After the most recent declared ending of Ethiopian aliyah, in August 2008, it took a few months for the Olmert government to reverse course and agree to check the aliyah eligibility of 3,000 additional Ethiopians. Since then, some 1,200 Ethiopians have been brought to Israel.

In May 2009, the Netanyahu government affirmed that once all 3,000 were checked, Ethiopian aliyah would be over.

But now advocates say they are close to reversing that decision, too.

Thanks to aggressive lobbying by NACOEJ and its supporters, the number of Israeli officials and lawmakers who support an increase is growing. In recent weeks Natan Sharansky, the chairman of the Jewish Agency for Israel, which is responsible for immigration to the country, has endorsed NACOEJ’s position, calling for Israel to examine the eligibility of all 8,700 would-be petitioners in Gondar and speedily bring them on aliyah so Israel can end mass Ethiopian immigration.

“The aliyah from Ethiopia must be completed,” said the director of the Jewish Agency’s immigration and absorption department, Eli Cohen, who works with Sharansky and accompanied Immigrant Absorption Minister Sofa Landver on her trip to Ethiopia this week. “The time has come to complete the mission. The longer we wait, it will not be solved. It will get more complicated.”

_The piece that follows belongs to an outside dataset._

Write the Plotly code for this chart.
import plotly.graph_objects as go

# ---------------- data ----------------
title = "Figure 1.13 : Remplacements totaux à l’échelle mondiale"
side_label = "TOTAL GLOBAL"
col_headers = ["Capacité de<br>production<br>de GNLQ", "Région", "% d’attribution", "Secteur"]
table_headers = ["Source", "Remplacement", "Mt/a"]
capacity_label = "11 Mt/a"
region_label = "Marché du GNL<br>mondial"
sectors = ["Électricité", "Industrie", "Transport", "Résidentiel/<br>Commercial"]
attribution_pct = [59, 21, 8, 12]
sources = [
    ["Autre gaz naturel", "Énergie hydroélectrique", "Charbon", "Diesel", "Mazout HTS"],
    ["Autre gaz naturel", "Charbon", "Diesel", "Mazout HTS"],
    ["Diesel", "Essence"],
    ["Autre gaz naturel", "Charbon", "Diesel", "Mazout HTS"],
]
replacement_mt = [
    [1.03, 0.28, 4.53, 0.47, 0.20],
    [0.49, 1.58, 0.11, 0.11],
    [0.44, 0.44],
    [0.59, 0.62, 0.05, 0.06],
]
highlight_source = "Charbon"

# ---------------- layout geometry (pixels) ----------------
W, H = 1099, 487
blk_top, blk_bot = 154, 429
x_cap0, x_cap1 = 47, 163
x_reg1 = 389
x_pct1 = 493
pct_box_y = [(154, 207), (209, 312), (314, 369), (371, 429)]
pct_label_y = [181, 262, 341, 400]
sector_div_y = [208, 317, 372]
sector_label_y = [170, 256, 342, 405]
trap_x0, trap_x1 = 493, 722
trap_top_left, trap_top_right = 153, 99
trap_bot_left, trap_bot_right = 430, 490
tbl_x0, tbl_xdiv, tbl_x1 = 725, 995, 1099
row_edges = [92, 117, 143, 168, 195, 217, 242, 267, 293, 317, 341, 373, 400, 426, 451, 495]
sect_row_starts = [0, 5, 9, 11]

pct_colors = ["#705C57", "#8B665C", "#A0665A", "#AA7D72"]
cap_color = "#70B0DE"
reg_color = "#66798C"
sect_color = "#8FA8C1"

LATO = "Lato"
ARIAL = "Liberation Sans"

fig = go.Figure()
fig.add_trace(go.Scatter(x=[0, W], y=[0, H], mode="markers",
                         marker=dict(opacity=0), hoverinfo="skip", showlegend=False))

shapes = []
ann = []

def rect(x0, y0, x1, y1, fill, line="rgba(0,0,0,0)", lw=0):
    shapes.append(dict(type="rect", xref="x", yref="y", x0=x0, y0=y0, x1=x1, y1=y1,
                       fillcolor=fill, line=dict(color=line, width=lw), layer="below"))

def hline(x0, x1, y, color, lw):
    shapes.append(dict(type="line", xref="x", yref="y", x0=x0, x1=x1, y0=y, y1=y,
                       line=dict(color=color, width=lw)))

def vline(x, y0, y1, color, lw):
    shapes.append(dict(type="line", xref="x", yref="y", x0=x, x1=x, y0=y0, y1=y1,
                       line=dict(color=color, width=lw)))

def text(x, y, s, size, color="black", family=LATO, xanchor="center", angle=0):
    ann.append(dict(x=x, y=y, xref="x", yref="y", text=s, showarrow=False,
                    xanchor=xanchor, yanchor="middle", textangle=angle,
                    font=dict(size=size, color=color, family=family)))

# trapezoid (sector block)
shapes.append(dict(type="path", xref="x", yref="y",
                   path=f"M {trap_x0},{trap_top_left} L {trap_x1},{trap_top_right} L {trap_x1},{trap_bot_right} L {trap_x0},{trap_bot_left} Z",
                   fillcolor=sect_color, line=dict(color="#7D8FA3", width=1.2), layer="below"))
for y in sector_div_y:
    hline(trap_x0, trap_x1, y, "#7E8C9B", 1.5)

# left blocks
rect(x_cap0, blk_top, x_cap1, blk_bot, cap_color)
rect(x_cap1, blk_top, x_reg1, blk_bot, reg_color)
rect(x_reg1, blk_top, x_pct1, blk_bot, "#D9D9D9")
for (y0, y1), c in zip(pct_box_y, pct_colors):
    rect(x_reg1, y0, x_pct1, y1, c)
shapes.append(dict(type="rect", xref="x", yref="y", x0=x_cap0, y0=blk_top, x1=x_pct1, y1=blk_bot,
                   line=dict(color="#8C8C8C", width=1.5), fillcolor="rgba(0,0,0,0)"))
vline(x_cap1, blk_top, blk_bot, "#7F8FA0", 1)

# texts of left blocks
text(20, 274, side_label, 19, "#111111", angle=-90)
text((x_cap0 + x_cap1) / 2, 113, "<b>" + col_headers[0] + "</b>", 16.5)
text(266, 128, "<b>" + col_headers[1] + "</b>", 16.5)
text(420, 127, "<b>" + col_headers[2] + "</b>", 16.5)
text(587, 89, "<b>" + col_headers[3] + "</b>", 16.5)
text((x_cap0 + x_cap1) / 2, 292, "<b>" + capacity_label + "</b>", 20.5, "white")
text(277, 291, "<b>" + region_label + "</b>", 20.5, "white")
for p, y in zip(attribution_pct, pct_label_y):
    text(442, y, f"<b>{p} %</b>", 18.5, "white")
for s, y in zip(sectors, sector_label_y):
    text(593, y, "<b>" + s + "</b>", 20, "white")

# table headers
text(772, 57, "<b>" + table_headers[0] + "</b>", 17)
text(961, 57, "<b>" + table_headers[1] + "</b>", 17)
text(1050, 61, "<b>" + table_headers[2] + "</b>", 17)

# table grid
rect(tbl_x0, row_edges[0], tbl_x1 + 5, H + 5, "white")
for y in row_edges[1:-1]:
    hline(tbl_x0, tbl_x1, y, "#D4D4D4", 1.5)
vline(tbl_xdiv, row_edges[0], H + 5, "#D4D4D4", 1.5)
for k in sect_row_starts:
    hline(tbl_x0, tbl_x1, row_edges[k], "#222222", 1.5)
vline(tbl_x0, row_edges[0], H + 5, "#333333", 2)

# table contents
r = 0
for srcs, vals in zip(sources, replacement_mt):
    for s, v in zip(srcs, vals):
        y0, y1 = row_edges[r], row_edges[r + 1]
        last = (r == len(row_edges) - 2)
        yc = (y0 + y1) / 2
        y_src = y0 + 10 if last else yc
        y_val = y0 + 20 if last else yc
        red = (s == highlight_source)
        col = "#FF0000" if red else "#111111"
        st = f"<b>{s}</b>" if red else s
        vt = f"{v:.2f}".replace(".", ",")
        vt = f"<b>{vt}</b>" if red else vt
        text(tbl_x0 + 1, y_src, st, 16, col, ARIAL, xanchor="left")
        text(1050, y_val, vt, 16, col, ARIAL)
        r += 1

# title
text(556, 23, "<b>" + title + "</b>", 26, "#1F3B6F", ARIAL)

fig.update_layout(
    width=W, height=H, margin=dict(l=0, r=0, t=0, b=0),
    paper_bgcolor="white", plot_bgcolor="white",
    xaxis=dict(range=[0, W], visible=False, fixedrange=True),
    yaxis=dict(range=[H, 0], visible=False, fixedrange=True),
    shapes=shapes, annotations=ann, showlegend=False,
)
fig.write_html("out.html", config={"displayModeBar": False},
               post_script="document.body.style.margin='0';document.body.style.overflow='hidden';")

Prime Minister Benjamin Netanyahu — who attended a ceremony at Israel’s Ben Gurion Airport the last time he was prime minister, in 1998, welcoming what his government said was the last planeload of Ethiopian immigrants — has yet to approve an expansion of the list to 8,700.

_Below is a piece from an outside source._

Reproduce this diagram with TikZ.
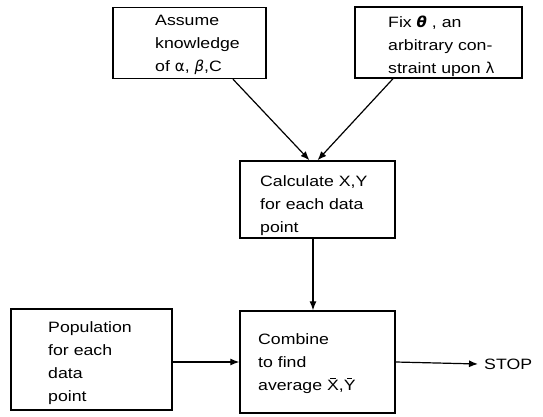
\documentclass[tikz,border=0pt]{standalone}
\usepackage{fontspec}
\setmainfont[FakeStretch=1.18]{Liberation Sans}
\newfontfamily\greekfont{DejaVu Sans}
\usetikzlibrary{arrows.meta}
% letter with a short bar above it
\newcommand\barred[1]{\setbox0\hbox{#1}\rlap{\hbox to\wd0{\hss\raisebox{\dimexpr\ht0+2pt\relax}{\rule{0.45\wd0}{0.8pt}}\hss}}#1}
\begin{document}
\begin{tikzpicture}[x=1pt,y=-1pt,
  box/.style={draw, line width=1.4pt, inner sep=0pt},
  txt/.style={anchor=west, align=left, inner sep=0pt,
    font=\fontsize{15}{23}\selectfont},
  arr/.style={line width=1.2pt, -{Latex[length=9pt,width=7pt]}}]
\useasboundingbox (0,0) rectangle (543,417);

% boxes
\node[box, minimum width=153pt, minimum height=71pt] (b1) at (189.5,43) {};
\node[box, minimum width=167pt, minimum height=71pt] (b2) at (438.5,42.5) {};
\node[box, minimum width=155pt, minimum height=77pt] (b3) at (317.5,199.5) {};
\node[box, minimum width=161pt, minimum height=101pt] (b4) at (91.5,359.5) {};
\node[box, minimum width=155pt, minimum height=102pt] (b5) at (317.5,362) {};

% box texts
\node[txt] (t1) at (155,45) {Assume\\knowledge\\of {\greekfont α}, {\greekfont\itshape β},C};
\node[txt] (t2) at (388,46) {Fix {\greekfont\bfseries\itshape θ} , an\\arbitrary con-\\straint upon {\greekfont λ}};
\node[txt] (t3) at (260,206) {Calculate X,Y\\for each data\\point};
\node[txt] (t4) at (48,363) {Population\\for each\\data\\point};
\node[txt] (t5) at (258,364) {Combine\\to find\\average \barred{X},\barred{Y}};
\node[txt] (stop) at (484,364) {STOP};

% connectors
\draw[arr] ([xshift=43.5pt]b1.south) -- ([xshift=-8pt]b3.north);
\draw[arr] ([xshift=-45.5pt]b2.south) -- ([xshift=0pt]b3.north);
\draw[arr] ([xshift=-4.5pt]b3.south) -- ([xshift=-4.5pt]b5.north);
\draw[arr] (b5.west -| b4.east) -- (b5.west);
\draw[arr] (b5.east) -- ([xshift=-6pt]stop.west);
\end{tikzpicture}
\end{document}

But in the meantime, the Jewish Agency and NACOEJ have revived an agreement reached more than five years ago but never implemented under which the Jewish Agency would take over NACOEJ’s aid compounds in Gondar and bring all remaining eligible Ethiopians to Israel. The NACOEJ compounds, which provide schooling and some employment and food aid, have been blamed for providing an incentive for Ethiopians of all stripes to congregate in Gondar and claim links to Israel.

Under the agreement, NACOEJ would shutter the compounds and cease all operations in Ethiopia once the last of the eligible Ethiopians is brought on aliyah.

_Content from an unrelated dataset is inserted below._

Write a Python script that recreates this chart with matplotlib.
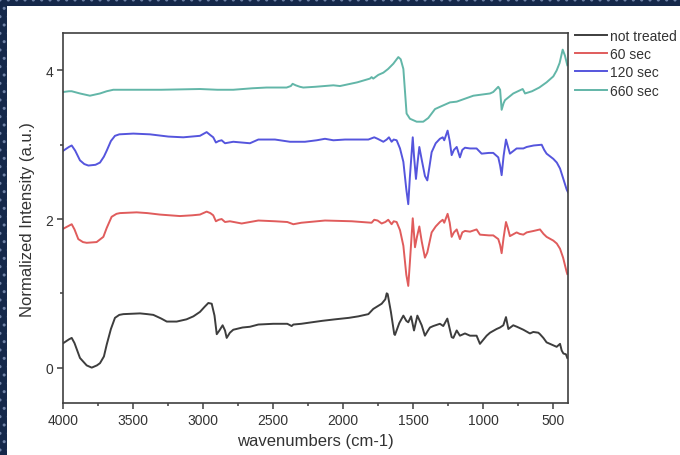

Now the job is to convince the prime minister, Feit said.

“Everybody’s on board,” Feit told JTA. “The 8,700 people in Gondar have been waiting there from two to 10 years. Even if more people come down from the villages, they won’t be allowed to make aliyah. It’s a closed list.”

Part of what makes the immigration from Ethiopia so complicated are the special circumstances surrounding the Falash Mura.

Unlike the Ethiopian Jews who made aliyah in Operations Moses in 1984 and Operation Solomon in 1991, the Falash Mura, whose ancestors converted to Christianity, did not maintain Jewish customs and were not identifiably Jewish. Until they left their villages, many practiced Christianity, had crosses tattooed on their foreheads and did not know what being Jewish was.

In 1991, then-Prime Minister Yitzhak Shamir decided they were not Jews and kept them off the planes during Operation Solomon. Subsequent Israeli governments reversed that policy, but due to the difficulty of finding evidentiary proof of their Jewish lineage, the Falash Mura were brought to Israel under the Law of Entry, a humanitarian measure aimed at family reunification. Other immigrants come to Israel under the Law of Return, which guarantees the right of Israeli citizenship to anyone with a Jewish grandparent, including Ethiopians.

Numerous officials involved in Ethiopian aliyah — from Jewish Agency officials working in Ethiopia to Israeli interior ministers in Jerusalem — have questioned the legitimacy of the 8,700 people, 1,200 of whom are already in Israel. Sounding a common refrain among critics of the Falash Mura aliyah, they have described the aliyah petitioners remaining in Ethiopia as mostly Christian Ethiopians deceptively claiming Jewish links and adopting Jewish observances in a bid to escape Africa’s desperate poverty for the relative comfort of the Jewish state.

Though the Israeli Rabbinate has determined that the Falash Mura have Jewish roots and should be welcomed back to the faith, critics say the Ethiopians left in Gondar are masquerading as Falash Mura.

That criticism, and concerns over the cost of absorbing the immigrants, has held up implementation of government decisions to bring Falash Mura to Israel — including the government’s decision to check 3,000 Ethiopians from among the 8,700 in Gondar.

Before Landver’s trip this week, which was organized by the Jewish Agency, the minister of immigrant absorption told The Jerusalem Post that she hoped her visit to Ethiopia would help her better understand the issues.

“Once I have seen what is going on, then I will be better equipped to sit with the prime minister and discuss what the goal of the Israeli government is regarding this aliyah and what exactly should be done,” Landver told the newspaper. “I have already sat with many organizations that either advocate for or against this aliyah, with kessim [Ethiopian religious leaders] and many more experts. I just want to create my own opinion on this complicated topic.”